Another fair objection might be, "Yes, but the copy won't ever affect you the way the original will." If this is your claim, I would like you to explain it and back it up. Now, you might say...

a) It's impossible to make an accurate copy. I would definitely agree that it's DIFFICULT to create an accurate copy of some skillfully made works of art unless the copier has skill equal to that of the original artist (or can utilize the original artist's skill -- see below). For instance, I can't carve an exact copy of Michelangelo's "David" without having Michelangelo's skill. And it's UNLIKELY that I have that skill, because M was a rare genius. But it's certainly POSSIBLE that I might have his skill. It's possible, because M was human and I am human.

It's also quite possible (here's the "see below") for me to use a machine to help augment my less-than-Michaelangeloish skill-set. In other words, I could take a cast of "David" and produce an exact copy. Or use some device to laser-scan "David" and make an exact copy.

In either case, if the copy is exact (or exact-enough) it will affect my nervous system the same way the original did, in which case it will evoke the same emotional/intellectual response. Ergo, by my affect-based aesthetic, it is qualitatively the same as the original.

b) The original was created BY the original artist, so it's historically important. I agree totally. But I think people continually confuse Art History with Art Appreciation. When I read, "The Great Gatsby," I don't care a fig about F. Scott Fitzgerald. I can about Gatsby, Daisy, Nick and the other characters in the book. When I read a biography of Fitzgerald, I care about Fitzgerald.

My way is not the only way. Some people care more about the artist than his work. For them, the work is a way of learning more about its creator. Some people care equally about the work AND the person who created it. All of these interests are valid. But we should be able to see that the work and its creator ARE two different things. And they CAN be appreciated separately. This becomes clear when we note works like "The Iliad" of which we know nothing about its creator. We can still love such works.

If you separate Art History from the art object -- and if you have the skill or technology to make an accurate copy of the object -- how is the copy qualitatively different from the original? At this point, I think you have to fall back on religious language. "The original is better because it has an aura or force or the artist's soul in it." I am an atheist, so such language is meaningless to me. But I grant it may have power for many people.

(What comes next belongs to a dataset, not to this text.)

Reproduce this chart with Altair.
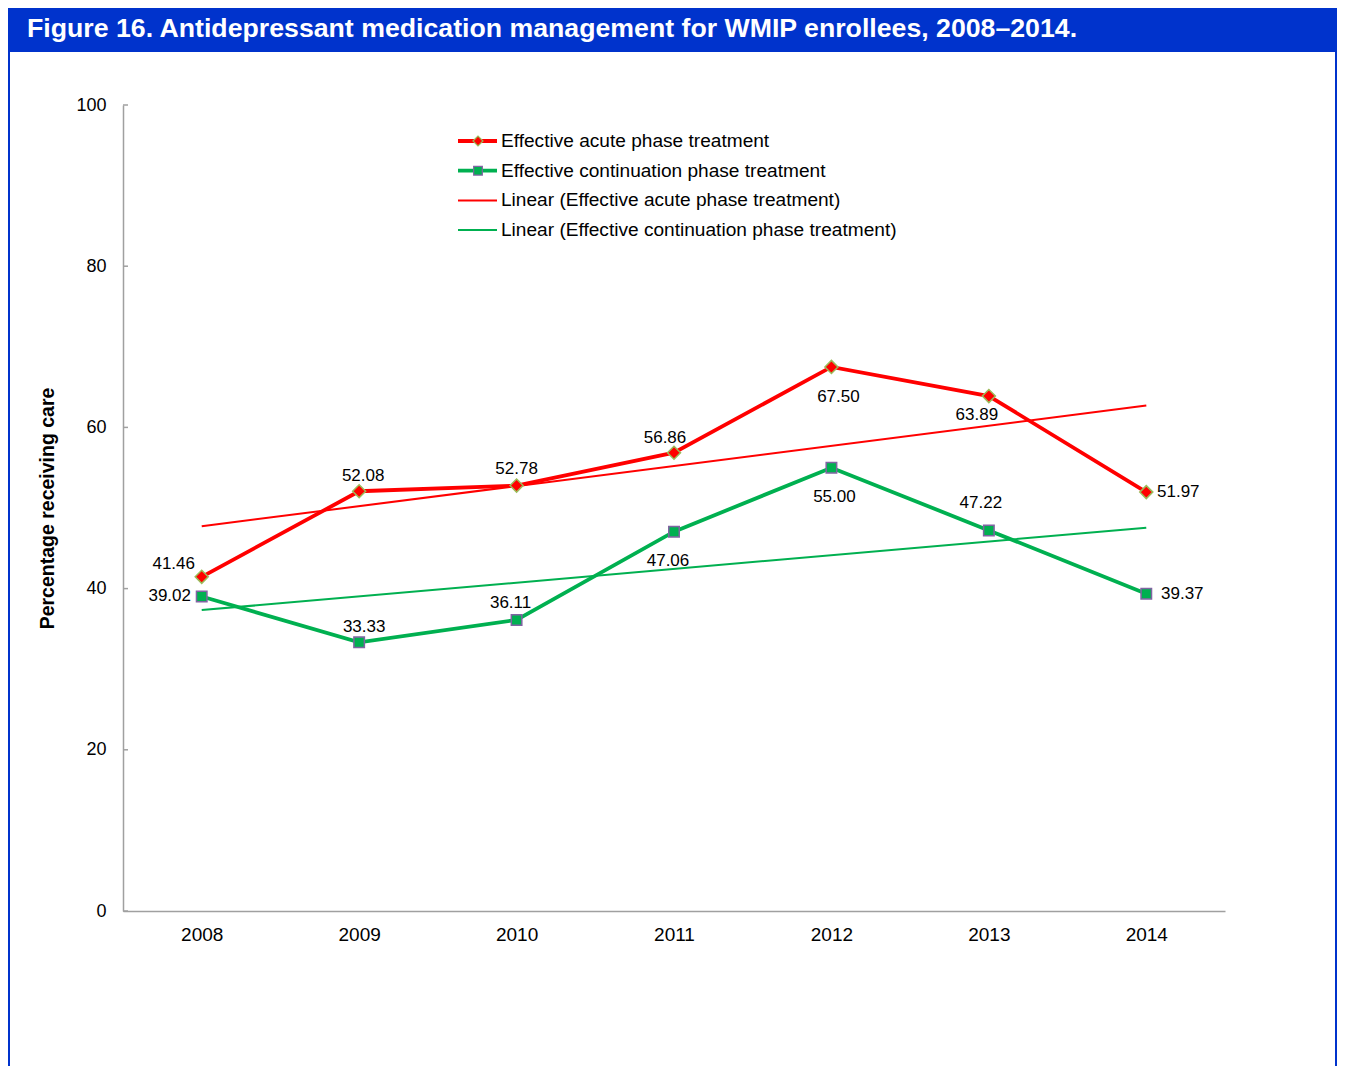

By the way, I should note that I'm an artist myself. I may not like to admit this, but I DO think it's true that if someone makes an exact copy of my work, in all useful senses, that copy IS my work -- or it's just-as-good-as my work. My creative role was coming up with the original PATTERN. An exact copy will contain that pattern.
posted by grumblebee at 9:03 AM on September 3, 2005

In either case, if the copy is exact (or exact-enough) it will affect my nervous system the same way the original did, in which case it will evoke the same emotional/intellectual response.
In my experience this is not true. Do an experiment with Matisse.